• _WHAT IS BEING ASKED_
Retype the lines beneath this one, from the first through the line containing "-- ($#2+(41.5pt,11pt)$) -- ($#2+(20pt,11pt)$)". Pictures are left out.

━━━

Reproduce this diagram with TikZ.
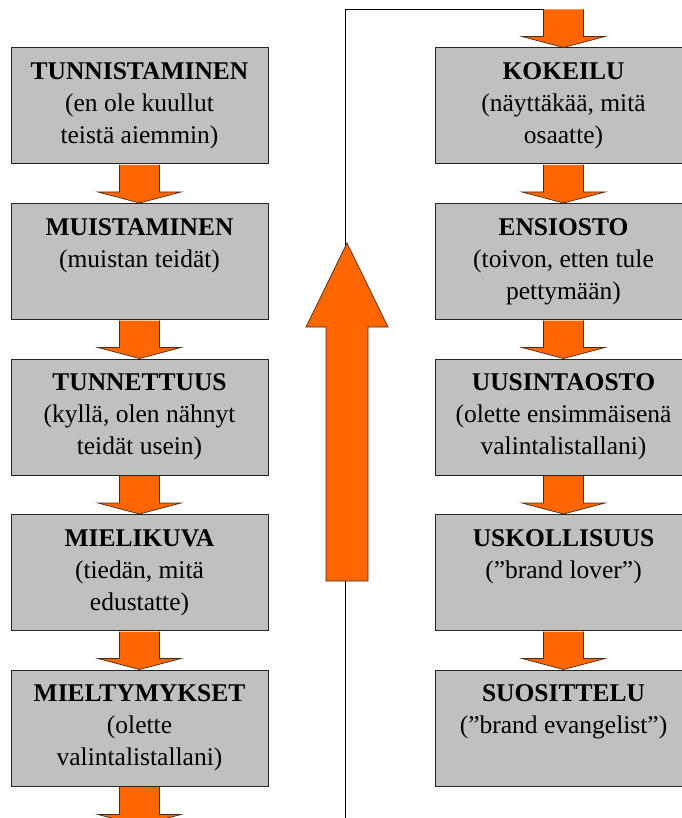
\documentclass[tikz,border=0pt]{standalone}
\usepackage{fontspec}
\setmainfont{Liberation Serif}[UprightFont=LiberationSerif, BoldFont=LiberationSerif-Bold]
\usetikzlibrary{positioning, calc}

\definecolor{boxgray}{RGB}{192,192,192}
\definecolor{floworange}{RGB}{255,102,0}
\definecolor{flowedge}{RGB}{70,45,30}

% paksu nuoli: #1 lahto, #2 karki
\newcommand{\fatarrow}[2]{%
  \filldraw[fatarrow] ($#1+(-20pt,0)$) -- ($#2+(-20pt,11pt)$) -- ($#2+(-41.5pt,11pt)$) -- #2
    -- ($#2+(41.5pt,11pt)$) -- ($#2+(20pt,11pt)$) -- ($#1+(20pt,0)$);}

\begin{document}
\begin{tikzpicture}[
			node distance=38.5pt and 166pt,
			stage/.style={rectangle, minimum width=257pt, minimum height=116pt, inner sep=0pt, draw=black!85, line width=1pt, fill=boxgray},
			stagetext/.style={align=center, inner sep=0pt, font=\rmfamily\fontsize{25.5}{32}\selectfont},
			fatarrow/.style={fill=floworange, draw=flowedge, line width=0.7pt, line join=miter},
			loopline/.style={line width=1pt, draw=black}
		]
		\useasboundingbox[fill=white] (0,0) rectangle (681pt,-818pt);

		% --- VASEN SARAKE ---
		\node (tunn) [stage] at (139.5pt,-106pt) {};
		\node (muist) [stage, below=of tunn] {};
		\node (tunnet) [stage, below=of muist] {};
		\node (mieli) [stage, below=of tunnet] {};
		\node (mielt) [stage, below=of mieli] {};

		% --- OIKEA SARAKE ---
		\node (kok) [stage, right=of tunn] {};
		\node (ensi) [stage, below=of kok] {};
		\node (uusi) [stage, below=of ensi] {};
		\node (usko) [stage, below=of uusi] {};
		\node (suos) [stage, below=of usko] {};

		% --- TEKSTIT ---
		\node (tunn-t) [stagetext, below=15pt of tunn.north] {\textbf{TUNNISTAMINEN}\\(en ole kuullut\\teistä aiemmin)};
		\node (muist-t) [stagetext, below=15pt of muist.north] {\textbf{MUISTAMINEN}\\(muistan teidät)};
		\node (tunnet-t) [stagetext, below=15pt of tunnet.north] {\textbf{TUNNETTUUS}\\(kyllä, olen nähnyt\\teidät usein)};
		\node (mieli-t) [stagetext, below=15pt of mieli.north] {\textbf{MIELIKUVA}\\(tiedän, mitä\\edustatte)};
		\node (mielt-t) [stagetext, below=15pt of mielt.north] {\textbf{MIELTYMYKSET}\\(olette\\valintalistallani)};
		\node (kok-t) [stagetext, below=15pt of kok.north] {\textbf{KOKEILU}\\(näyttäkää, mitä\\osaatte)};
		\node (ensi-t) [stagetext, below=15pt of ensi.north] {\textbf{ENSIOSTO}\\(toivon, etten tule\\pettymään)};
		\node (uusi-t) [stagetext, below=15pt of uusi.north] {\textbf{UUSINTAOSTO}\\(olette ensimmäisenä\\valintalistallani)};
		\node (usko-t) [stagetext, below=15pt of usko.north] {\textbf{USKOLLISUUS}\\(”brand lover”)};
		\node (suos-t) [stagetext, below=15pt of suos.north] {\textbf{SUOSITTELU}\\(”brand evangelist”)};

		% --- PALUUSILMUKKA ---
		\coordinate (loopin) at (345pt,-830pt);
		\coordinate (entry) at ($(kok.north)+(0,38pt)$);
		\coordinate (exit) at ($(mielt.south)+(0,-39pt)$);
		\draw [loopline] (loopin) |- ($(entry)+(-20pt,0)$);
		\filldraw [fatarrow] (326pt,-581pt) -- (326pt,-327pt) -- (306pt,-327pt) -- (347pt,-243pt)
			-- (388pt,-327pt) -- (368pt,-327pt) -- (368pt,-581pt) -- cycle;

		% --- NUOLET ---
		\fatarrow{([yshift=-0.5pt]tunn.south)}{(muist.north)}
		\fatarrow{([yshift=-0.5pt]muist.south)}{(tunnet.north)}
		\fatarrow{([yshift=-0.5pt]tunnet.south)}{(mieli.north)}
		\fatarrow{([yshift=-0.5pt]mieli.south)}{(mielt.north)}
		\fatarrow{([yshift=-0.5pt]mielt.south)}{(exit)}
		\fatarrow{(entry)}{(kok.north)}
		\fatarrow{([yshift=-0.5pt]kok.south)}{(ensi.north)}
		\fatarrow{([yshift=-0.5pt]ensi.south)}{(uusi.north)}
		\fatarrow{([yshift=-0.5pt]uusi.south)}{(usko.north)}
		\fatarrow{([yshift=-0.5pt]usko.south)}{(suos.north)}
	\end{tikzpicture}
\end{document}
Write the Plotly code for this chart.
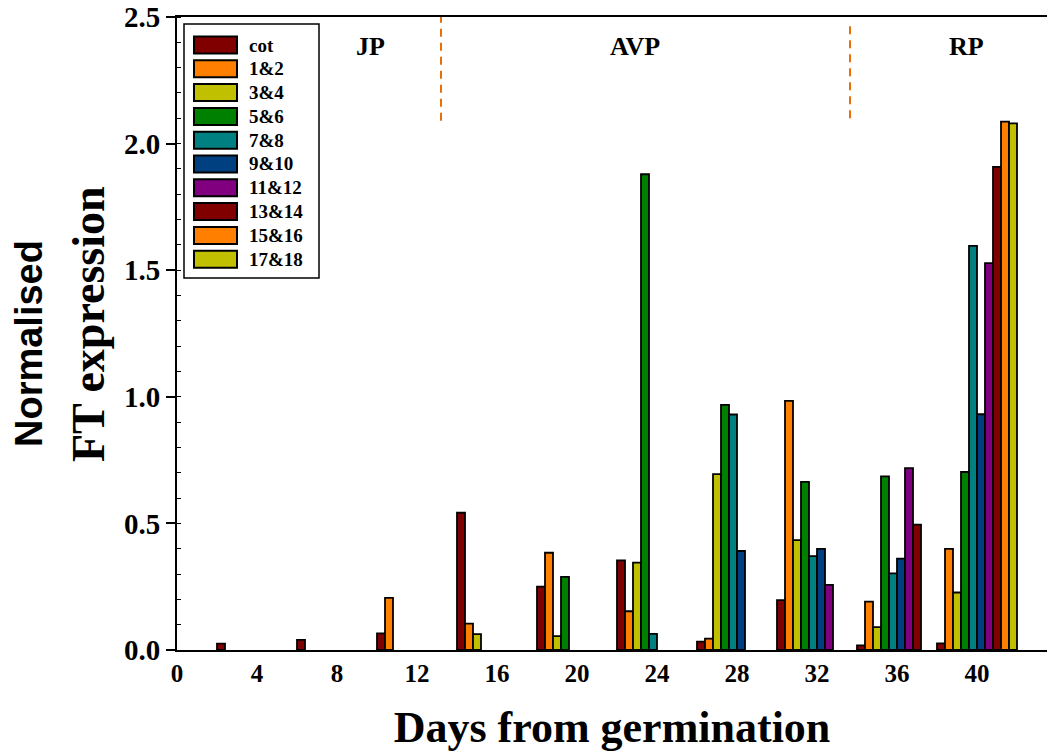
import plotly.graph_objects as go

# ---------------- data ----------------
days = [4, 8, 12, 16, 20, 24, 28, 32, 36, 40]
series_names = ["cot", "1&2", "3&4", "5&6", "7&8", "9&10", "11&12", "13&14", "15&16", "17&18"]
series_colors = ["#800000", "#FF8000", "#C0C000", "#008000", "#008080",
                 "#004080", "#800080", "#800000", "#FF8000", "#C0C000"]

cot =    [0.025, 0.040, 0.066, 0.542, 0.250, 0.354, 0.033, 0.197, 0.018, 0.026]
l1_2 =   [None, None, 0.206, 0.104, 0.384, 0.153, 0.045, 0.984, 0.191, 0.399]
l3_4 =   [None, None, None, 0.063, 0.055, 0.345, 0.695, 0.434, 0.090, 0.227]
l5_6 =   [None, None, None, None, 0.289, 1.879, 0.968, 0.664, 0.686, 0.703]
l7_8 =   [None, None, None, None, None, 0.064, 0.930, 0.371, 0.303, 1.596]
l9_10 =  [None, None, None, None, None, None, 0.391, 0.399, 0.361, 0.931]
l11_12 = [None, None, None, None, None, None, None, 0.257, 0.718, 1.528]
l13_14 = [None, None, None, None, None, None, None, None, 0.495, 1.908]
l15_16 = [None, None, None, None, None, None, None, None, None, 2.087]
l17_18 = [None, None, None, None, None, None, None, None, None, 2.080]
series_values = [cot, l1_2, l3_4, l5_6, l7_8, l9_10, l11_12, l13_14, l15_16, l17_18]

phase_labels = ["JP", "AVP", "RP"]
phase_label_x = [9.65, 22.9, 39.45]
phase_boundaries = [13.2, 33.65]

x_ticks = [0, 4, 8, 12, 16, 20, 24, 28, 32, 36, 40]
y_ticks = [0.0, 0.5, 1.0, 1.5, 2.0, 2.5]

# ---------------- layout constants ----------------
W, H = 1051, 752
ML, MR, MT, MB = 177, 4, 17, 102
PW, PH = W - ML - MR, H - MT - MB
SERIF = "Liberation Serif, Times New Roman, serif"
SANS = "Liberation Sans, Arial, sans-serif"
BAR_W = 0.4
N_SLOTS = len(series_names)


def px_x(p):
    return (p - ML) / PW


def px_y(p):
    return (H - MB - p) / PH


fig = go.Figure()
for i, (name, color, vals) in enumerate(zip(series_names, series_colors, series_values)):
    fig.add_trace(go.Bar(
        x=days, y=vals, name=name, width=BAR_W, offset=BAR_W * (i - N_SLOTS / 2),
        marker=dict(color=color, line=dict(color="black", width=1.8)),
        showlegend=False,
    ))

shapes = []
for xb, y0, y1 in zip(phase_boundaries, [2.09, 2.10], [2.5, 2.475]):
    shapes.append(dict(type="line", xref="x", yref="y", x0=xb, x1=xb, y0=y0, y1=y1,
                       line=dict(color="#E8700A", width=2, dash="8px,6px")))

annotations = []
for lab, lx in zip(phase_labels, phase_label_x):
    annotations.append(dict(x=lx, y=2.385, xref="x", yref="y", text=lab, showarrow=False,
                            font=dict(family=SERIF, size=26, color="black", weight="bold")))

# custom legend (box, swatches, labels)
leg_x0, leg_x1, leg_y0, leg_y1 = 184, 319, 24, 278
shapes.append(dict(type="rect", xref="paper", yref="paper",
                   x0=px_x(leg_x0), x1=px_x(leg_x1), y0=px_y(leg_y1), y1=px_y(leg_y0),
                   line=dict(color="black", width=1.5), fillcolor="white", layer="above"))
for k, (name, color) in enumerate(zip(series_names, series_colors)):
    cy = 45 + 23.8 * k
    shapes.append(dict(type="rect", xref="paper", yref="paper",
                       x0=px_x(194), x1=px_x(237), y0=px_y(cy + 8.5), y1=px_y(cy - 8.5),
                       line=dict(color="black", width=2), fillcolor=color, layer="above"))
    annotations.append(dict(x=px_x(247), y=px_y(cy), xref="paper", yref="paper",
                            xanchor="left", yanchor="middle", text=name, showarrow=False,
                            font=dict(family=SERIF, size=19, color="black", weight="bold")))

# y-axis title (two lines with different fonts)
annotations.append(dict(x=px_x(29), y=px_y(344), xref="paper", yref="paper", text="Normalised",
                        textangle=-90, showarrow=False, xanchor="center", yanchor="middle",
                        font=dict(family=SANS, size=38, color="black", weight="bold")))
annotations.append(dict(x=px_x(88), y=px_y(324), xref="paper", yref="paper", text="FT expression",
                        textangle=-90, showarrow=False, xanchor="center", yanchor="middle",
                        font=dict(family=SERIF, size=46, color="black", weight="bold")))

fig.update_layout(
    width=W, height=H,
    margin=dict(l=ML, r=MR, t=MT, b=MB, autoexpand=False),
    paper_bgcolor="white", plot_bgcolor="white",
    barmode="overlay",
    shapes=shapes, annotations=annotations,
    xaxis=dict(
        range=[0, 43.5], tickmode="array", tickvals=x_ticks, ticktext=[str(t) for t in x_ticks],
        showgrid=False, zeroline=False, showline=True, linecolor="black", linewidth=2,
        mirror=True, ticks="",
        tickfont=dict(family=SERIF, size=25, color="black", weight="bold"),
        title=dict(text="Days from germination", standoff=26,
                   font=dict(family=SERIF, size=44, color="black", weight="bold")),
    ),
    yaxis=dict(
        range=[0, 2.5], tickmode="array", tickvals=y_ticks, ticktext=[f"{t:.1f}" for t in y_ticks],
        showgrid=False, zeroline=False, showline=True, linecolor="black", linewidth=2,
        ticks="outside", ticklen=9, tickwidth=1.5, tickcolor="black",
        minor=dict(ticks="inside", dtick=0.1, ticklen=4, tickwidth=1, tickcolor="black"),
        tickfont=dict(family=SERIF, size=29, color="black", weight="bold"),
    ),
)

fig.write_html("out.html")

━━━

• _EXERCISE RESULT_
Reproduce this diagram with TikZ.
\documentclass[tikz,border=0pt]{standalone}
\usepackage{fontspec}
\setmainfont{Liberation Serif}[UprightFont=LiberationSerif, BoldFont=LiberationSerif-Bold]
\usetikzlibrary{positioning, calc}

\definecolor{boxgray}{RGB}{192,192,192}
\definecolor{floworange}{RGB}{255,102,0}
\definecolor{flowedge}{RGB}{70,45,30}

% paksu nuoli: #1 lahto, #2 karki
\newcommand{\fatarrow}[2]{%
  \filldraw[fatarrow] ($#1+(-20pt,0)$) -- ($#2+(-20pt,11pt)$) -- ($#2+(-41.5pt,11pt)$) -- #2
    -- ($#2+(41.5pt,11pt)$) -- ($#2+(20pt,11pt)$) -- ($#1+(20pt,0)$);}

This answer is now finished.